:: Data supplied ::

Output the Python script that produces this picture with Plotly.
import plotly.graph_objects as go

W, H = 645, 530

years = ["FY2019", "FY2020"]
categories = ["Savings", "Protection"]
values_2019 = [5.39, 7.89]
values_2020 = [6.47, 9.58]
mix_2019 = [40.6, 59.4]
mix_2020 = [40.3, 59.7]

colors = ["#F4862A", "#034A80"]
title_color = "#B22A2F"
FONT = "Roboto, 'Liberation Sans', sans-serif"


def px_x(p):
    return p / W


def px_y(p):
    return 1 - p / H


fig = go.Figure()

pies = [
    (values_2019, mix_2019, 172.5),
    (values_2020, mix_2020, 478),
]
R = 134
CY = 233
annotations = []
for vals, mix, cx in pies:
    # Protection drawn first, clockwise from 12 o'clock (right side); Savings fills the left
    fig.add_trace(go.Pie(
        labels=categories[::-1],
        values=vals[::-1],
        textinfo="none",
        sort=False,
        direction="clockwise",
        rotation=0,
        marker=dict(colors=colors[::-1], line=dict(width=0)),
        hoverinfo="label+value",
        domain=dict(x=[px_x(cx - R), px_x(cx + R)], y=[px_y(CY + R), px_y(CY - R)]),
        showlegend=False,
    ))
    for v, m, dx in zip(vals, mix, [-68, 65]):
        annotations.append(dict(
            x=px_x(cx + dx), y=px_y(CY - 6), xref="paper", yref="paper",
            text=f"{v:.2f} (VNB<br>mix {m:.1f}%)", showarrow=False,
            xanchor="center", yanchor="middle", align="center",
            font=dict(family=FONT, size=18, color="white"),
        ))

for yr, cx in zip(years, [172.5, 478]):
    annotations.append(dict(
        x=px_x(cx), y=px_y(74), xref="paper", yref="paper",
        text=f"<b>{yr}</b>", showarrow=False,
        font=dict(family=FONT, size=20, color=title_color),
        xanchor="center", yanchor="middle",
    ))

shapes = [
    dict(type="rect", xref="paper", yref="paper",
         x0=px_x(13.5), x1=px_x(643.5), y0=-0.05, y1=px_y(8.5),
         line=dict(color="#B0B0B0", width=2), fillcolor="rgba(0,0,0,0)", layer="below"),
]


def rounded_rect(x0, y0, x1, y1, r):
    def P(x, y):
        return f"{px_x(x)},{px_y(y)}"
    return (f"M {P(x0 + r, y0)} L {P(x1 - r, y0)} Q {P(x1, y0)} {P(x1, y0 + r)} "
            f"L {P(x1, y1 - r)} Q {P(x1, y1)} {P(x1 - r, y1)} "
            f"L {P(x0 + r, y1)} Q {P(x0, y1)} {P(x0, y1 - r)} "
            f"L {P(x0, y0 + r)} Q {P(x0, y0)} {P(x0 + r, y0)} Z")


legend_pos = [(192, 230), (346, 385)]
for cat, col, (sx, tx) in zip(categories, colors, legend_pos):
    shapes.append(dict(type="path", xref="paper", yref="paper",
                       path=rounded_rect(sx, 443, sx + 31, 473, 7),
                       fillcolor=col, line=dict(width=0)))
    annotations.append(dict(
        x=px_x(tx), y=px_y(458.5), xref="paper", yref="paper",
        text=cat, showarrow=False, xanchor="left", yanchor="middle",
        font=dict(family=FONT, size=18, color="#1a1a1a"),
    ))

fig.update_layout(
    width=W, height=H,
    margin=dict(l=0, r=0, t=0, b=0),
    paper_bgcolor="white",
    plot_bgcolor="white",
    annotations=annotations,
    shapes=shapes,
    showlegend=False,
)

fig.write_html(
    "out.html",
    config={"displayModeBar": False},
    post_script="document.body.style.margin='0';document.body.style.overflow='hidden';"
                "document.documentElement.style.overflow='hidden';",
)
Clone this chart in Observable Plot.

:::

• _Prompt_
Read through the data and copy every line where "this" shows up.

• _Exercise solution_
Output the Python script that produces this picture with Plotly.
Clone this chart in Observable Plot.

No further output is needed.